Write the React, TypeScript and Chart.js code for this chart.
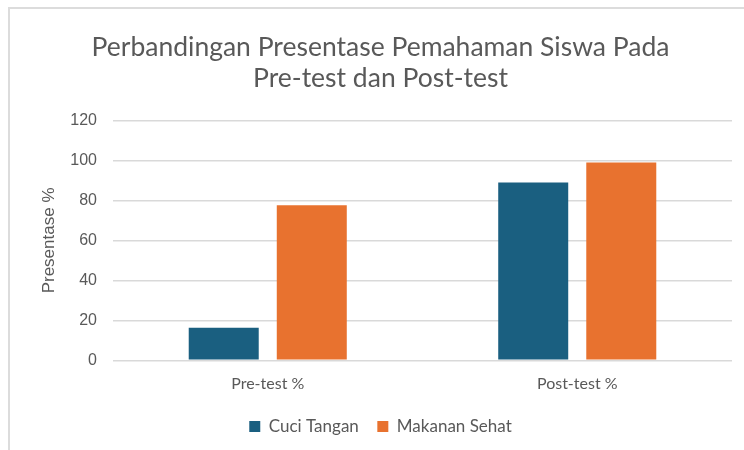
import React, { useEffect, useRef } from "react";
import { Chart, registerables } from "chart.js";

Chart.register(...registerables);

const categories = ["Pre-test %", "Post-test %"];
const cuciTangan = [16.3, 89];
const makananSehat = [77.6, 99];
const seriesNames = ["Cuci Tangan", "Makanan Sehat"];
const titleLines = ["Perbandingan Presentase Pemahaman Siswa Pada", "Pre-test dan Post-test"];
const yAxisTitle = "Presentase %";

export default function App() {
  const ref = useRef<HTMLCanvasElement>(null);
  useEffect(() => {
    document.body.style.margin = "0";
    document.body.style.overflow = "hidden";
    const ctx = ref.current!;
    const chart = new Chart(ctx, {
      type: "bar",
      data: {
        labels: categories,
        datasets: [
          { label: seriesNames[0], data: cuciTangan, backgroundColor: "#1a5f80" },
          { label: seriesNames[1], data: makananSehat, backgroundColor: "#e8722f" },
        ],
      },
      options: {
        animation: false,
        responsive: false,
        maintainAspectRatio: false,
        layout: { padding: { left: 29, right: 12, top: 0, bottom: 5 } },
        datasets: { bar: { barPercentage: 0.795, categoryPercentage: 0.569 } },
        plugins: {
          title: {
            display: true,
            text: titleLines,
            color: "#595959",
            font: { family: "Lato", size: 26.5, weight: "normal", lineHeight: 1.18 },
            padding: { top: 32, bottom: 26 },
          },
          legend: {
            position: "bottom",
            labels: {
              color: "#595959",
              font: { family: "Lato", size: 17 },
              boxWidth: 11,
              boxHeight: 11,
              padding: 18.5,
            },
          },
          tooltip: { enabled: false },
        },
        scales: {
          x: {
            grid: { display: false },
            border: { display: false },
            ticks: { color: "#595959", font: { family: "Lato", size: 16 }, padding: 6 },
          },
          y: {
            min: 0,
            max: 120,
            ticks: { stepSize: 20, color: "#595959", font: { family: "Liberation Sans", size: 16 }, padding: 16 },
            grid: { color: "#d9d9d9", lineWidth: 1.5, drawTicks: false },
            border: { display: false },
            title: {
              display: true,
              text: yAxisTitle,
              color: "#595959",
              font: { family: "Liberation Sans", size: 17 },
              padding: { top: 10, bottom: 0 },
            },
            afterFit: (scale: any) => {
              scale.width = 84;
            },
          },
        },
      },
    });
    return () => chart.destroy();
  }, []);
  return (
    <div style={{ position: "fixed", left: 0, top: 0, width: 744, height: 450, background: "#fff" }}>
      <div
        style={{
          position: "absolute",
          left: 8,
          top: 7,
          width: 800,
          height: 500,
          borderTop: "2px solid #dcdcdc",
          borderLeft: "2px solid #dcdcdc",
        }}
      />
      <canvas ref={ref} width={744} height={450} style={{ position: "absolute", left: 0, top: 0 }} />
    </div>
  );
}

• _Task directions_
Search the lines for "React". Copy each line that has it.

• _Response_
Write the React, TypeScript and Chart.js code for this chart.
import React, { useEffect, useRef } from "react";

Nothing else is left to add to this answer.